EIII - Proposition 30 - scolie


L’Amour étant une Joie qu’accompagne l’idée d’une cause extérieure (Scolie de la Prop. 13), et la Haine une Tristesse qu’accompagne aussi l’idée d’une cause extérieure, cette Joie et cette Tristesse seront donc également une espèce d’Amour et de Haine. Comme, toutefois, l’Amour et la Haine se rapportent à des objets extérieurs, nous désignerons ici ces Affections par d’autres noms ; nous appellerons Gloire une Joie qu’accompagne l’idée d’une cause intérieure, et Honte la Tristesse contraire, quand la Joie et la Tristesse naissent de ce que les hommes se croient loués ou blâmés. Dans d’autres cas, j’appellerai Contentement de soi la Joie qu’accompagne l’idée d’une cause intérieure, et Repentir la Tristesse opposée à cette Joie. Comme il peut arriver maintenant (Coroll. de la Prop. 17, p. II) que la Joie dont quelqu’un imagine qu’il affecte les autres soit seulement imaginaire, et que (Prop. 25) chacun s’efforce d’imaginer au sujet de lui-même tout ce qu’il imagine qui l’affecte de Joie, il pourra facilement arriver que le glorieux soit orgueilleux et s’imagine être agréable à tous alors qu’il leur est insupportable. [*]


Cum amor (per scholium propositionis 13 hujus) sit lætitia concomitante idea causæ externæ et odium tristitia concomitante etiam idea causæ externæ, erit ergo hæc lætitia et tristitia amoris et odii species. Sed quia amor et odium ad objecta externa referuntur, ideo hos affectus aliis nominibus significabimus nempe lætitiam concomitante idea causæ internæ gloriam et tristitiam huic contrariam pudorem appellabimus : intellige quando lætitia vel tristitia ex eo oritur quod homo se laudari vel vituperari credit, alias lætitiam concomitante idea causæ internæ acquiescentiam in se ipso, tristitiam vero eidem contrariam pœnitentiam vocabo. Deinde quia (per corollarium propositionis 17 partis II) fieri potest ut lætitia qua aliquis se reliquos afficere imaginatur, imaginaria tantum sit et (per propositionem 25 hujus) unusquisque de se id omne conatur imaginari quod se lætitia afficere imaginatur, facile ergo fieri potest ut gloriosus superbus sit et se omnibus gratum esse imaginetur quando omnibus molestus est.

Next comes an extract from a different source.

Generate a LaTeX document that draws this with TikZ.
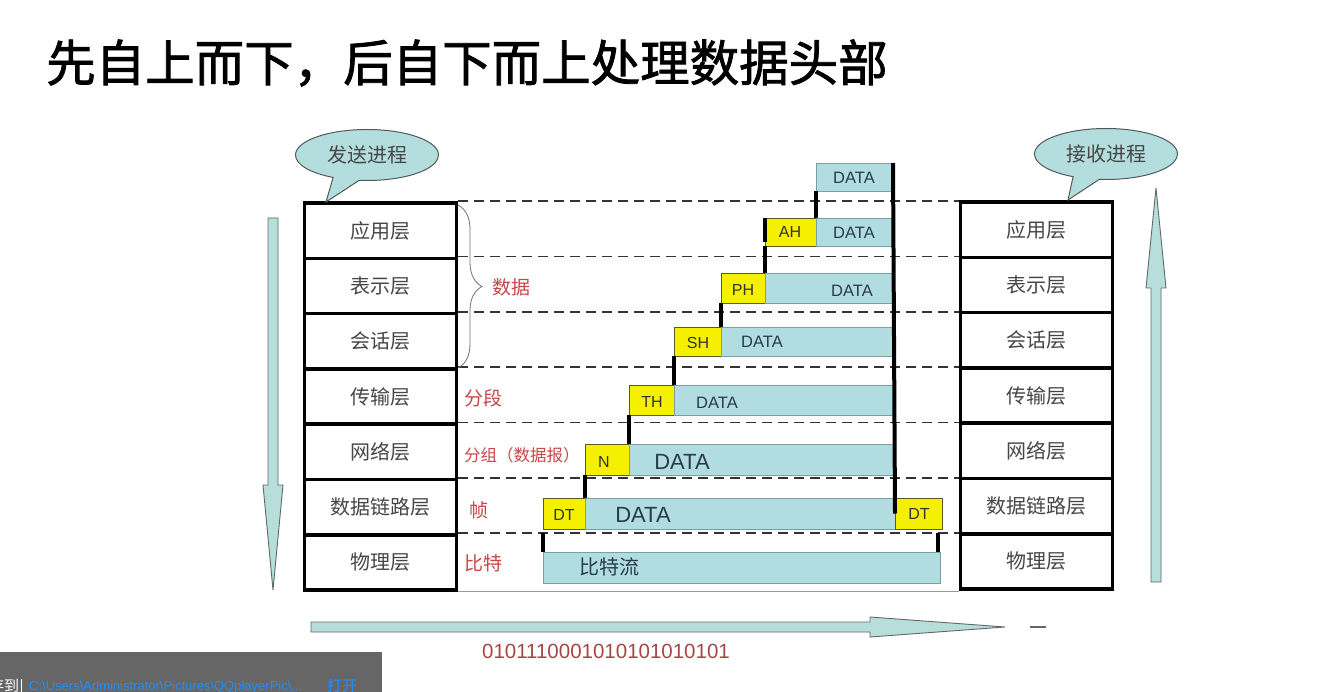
\documentclass[tikz,border=0pt]{standalone}
\usepackage{fontspec}
\setmainfont{Liberation Sans}
\newfontfamily\cjk{Noto Sans CJK SC}
\newfontfamily\cjktitle{Noto Sans CJK SC}[FakeBold=1.6]
\usetikzlibrary{shapes.callouts,decorations.pathreplacing,calc}
\newcommand\myfs[1]{\fontsize{#1}{#1}\selectfont}
\definecolor{tealf}{RGB}{178,221,224}
\definecolor{tealb}{RGB}{120,160,165}
\definecolor{yelf}{RGB}{244,240,0}
\definecolor{yelb}{RGB}{90,90,40}
\definecolor{arrf}{RGB}{184,222,220}
\definecolor{arrb}{RGB}{95,105,105}
\definecolor{callf}{RGB}{180,222,222}
\definecolor{callb}{RGB}{80,90,90}
\definecolor{redl}{RGB}{200,70,70}
\definecolor{binred}{RGB}{165,70,70}
\definecolor{laytxt}{RGB}{70,70,70}
\definecolor{datatxt}{RGB}{40,60,70}
\definecolor{barg}{RGB}{102,102,102}
\definecolor{linkblue}{RGB}{30,144,255}
\newcommand\rbox[6]{\node[#1, minimum width={#4pt-#2pt}, minimum height={#5pt-#3pt}] (#6) at (#2,#3) {};}
\begin{document}
\begin{tikzpicture}[x=1pt,y=-1pt,
  layerbox/.style={draw=black, line width=3.5pt, minimum width=152pt, minimum height=55.3pt, inner sep=0pt, font=\cjk\myfs{20}, text=laytxt},
  databox/.style={draw=tealb, fill=tealf, line width=0.8pt, inner sep=0pt, outer sep=0pt, anchor=north west},
  hdrbox/.style={draw=yelb, fill=yelf, line width=0.8pt, inner sep=0pt, outer sep=0pt, anchor=north west},
  dtxt/.style={font=\myfs{16.5}, text=datatxt, inner sep=0pt},
  htxt/.style={font=\myfs{16}, text=black!80, inner sep=0pt},
  conn/.style={draw=black, line width=4pt},
  dashline/.style={draw=black!80, line width=1.8pt, dash pattern=on 10pt off 6pt},
  redlbl/.style={text=redl, font=\cjk\myfs{19}, inner sep=0pt, anchor=west},
  blockarrow/.style={draw=arrb, fill=arrf, line width=0.9pt, line join=miter},
  callbox/.style={ellipse callout, draw=callb, fill=callf, line width=1pt, minimum width=143pt, minimum height=51pt, inner sep=0pt, font=\cjk\myfs{20}, text=laytxt, callout pointer arc=22}
]
\useasboundingbox (0,0) rectangle (1327,692);
\fill[white] (0,0) rectangle (1327,692);

% title
\node[anchor=west, font=\cjktitle\myfs{49.5}, inner sep=0pt] (title) at (46,63) {先自上而下，后自下而上处理数据头部};

% layer stacks
\foreach \i/\t in {1/应用层,2/表示层,3/会话层,4/传输层,5/网络层,6/数据链路层,7/物理层}{
  \node[layerbox] (l\i) at (380.5,{203+55.3*(\i-0.5)}) {\t};
  \node[layerbox] (r\i) at (1036.5,{202+55.3*(\i-0.5)}) {\t};
}

% dashed separators
\foreach \i in {1,...,7}{
  \draw[dashline] (l\i.north east) -- (l\i.north east -| r\i.west);
}
\draw[black!40, line width=1pt] (l7.south east) -- (l7.south east -| r7.west);

% data boxes
\rbox{databox}{816}{163}{893}{191}{d0}
\rbox{hdrbox}{765}{218}{816}{246}{h1}
\rbox{databox}{816}{218}{893}{246}{d1}
\rbox{hdrbox}{721}{273}{765}{303}{h2}
\rbox{databox}{765}{273}{893}{303}{d2}
\rbox{hdrbox}{674}{327}{721}{356}{h3}
\rbox{databox}{721}{327}{893}{356}{d3}
\rbox{hdrbox}{629}{385}{674}{415}{h4}
\rbox{databox}{674}{385}{893}{415}{d4}
\rbox{hdrbox}{585}{444}{629}{475}{h5}
\rbox{databox}{629}{444}{893}{475}{d5}
\rbox{hdrbox}{543}{498}{585}{529}{h6}
\rbox{databox}{585}{498}{895}{529}{d6}
\rbox{hdrbox}{895}{498}{942}{529}{t6}
\rbox{databox}{543}{552}{940}{583}{d7}

% texts in boxes
\node[dtxt] (x0) at (854,178) {DATA};
\node[dtxt] (x1) at (854,233) {DATA};
\node[dtxt] (x2) at (852,291) {DATA};
\node[dtxt] (x3) at (762,342) {DATA};
\node[dtxt] (x4) at (717,403) {DATA};
\node[dtxt, font=\myfs{22}] (x5) at (682,462) {DATA};
\node[dtxt, font=\myfs{22}] (x6) at (643,515) {DATA};
\node[dtxt, font=\cjk\myfs{20}] (x7) at (609,567) {比特流};
\node[htxt] (y1) at (790,232) {AH};
\node[htxt] (y2) at (743,290) {PH};
\node[htxt] (y3) at (698,343) {SH};
\node[htxt] (y4) at (652,402) {TH};
\node[htxt] (y5) at (604,462) {N};
\node[htxt] (y6) at (564,515) {DT};
\node[htxt] (y7) at (919,514) {DT};

% connectors
\draw[conn] (d0.south west) -- (d1.north west);
\draw[conn] (h1.north west) -- ($(h1.north west)+(0,24)$);
\draw[conn] (h1.south west) -- (d2.north west);
\draw[conn] (h2.south west) -- (d3.north west);
\draw[conn] (h3.south west) -- (d4.north west);
\draw[conn] (h4.south west) -- (d5.north west);
\draw[conn] (h5.south west) -- (d6.north west);
\draw[conn] ($(h6.south west)+(0,4)$) -- (d7.north west);
\draw[conn] ($(d7.north east)+(-2,0)$) -- ($(d7.north east)+(-2,-19)$);
\draw[conn] (d0.north east) -- (t6.west);

% red labels
\node[redlbl] (lb1) at (492,287) {数据};
\node[redlbl] (lb2) at (464,398) {分段};
\node[redlbl, font=\cjk\myfs{16.5}] (lb3) at (464,455) {分组（数据报）};
\node[redlbl] (lb4) at (469,510) {帧};
\node[redlbl] (lb5) at (464,563) {比特};
\draw[black!55, line width=0.8pt, decorate, decoration={brace, amplitude=24pt}] (458,205) -- (458,368);

% callouts
\node[callbox, callout absolute pointer={(326,202)}] (cs) at (367,155) {发送进程};
\node[callbox, callout absolute pointer={(1068,200)}] (cr) at (1106,154) {接收进程};

% block arrows
\draw[blockarrow] (268,218) -- (278,218) -- (278,485) -- (283,485) -- (273,590) -- (263,485) -- (268,485) -- cycle;
\draw[blockarrow] (1151,582) -- (1161,582) -- (1161,288) -- (1166,288) -- (1156,188) -- (1146,288) -- (1151,288) -- cycle;
\draw[blockarrow] (311,622) -- (870,622) -- (870,617) -- (1005,627) -- (870,637) -- (870,632) -- (311,632) -- cycle;
\draw[black!60, line width=2pt] (1030,627) -- (1046,627);

\node[font=\myfs{20.5}, text=binred, inner sep=0pt] (bin) at (606,651) {0101110001010101010101};

% bottom status bar
\fill[barg] (0,652) rectangle (382,692);
\begin{scope}
\clip (0,652) rectangle (382,692);
\node[anchor=west, inner sep=0pt, text=white, font=\cjk\myfs{15}] (s1) at (-11,686) {存到};
\draw[white, line width=1pt] (21,679) -- (21,692);
\node[anchor=west, inner sep=0pt, text=linkblue, font=\myfs{13}] (s2) at (29,687) {C:\textbackslash Users\textbackslash Administrator\textbackslash Pictures\textbackslash QQplayerPic\textbackslash ...};
\node[anchor=west, inner sep=0pt, text=linkblue, font=\cjk\myfs{15}] (s3) at (327,686) {打开};
\end{scope}
\end{tikzpicture}
\end{document}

[*(Saisset :) L’amour n’étant autre chose (par le Scol. de la Propos. 13) que la joie, accompagnée de l’idée d’une cause extérieure, et la haine, que la tristesse également accompagnée de l’idée d’une cause extérieure, la joie et la tristesse dont on vient de parler seront donc une sorte d’amour et de haine ; mais comme l’amour et la haine se rapportent aux objets extérieurs, il faudra donner d’autres noms à ce genre de passions. Ainsi, la joie accompagnée de l’idée d’une cause extérieure, nous l’appellerons vanité, et la tristesse correspondante, honte ; entendez par là la joie et la tristesse quand elles proviennent de ce qu’un homme se croit loué ou blâmé. Je nommerai aussi la joie, accompagnée de l’idée d’une cause étrangère, paix intérieure et la tristesse correspondante, repentir. Voici maintenant ce qui peut arriver. Comme la joie qu’on s’imagine procurer aux autres peut être une joie purement fantastique (par le Corollaire de la Propos. 17, partie 2), et comme aussi (par la Propos. 25), chacun s’efforce d’imaginer de soi-même tout ce qu’il représente comme une cause de joie, il peut arriver aisément qu’un vaniteux soit orgueilleux et s’imagine qu’il est agréable à tous, tandis qu’il leur est insupportable.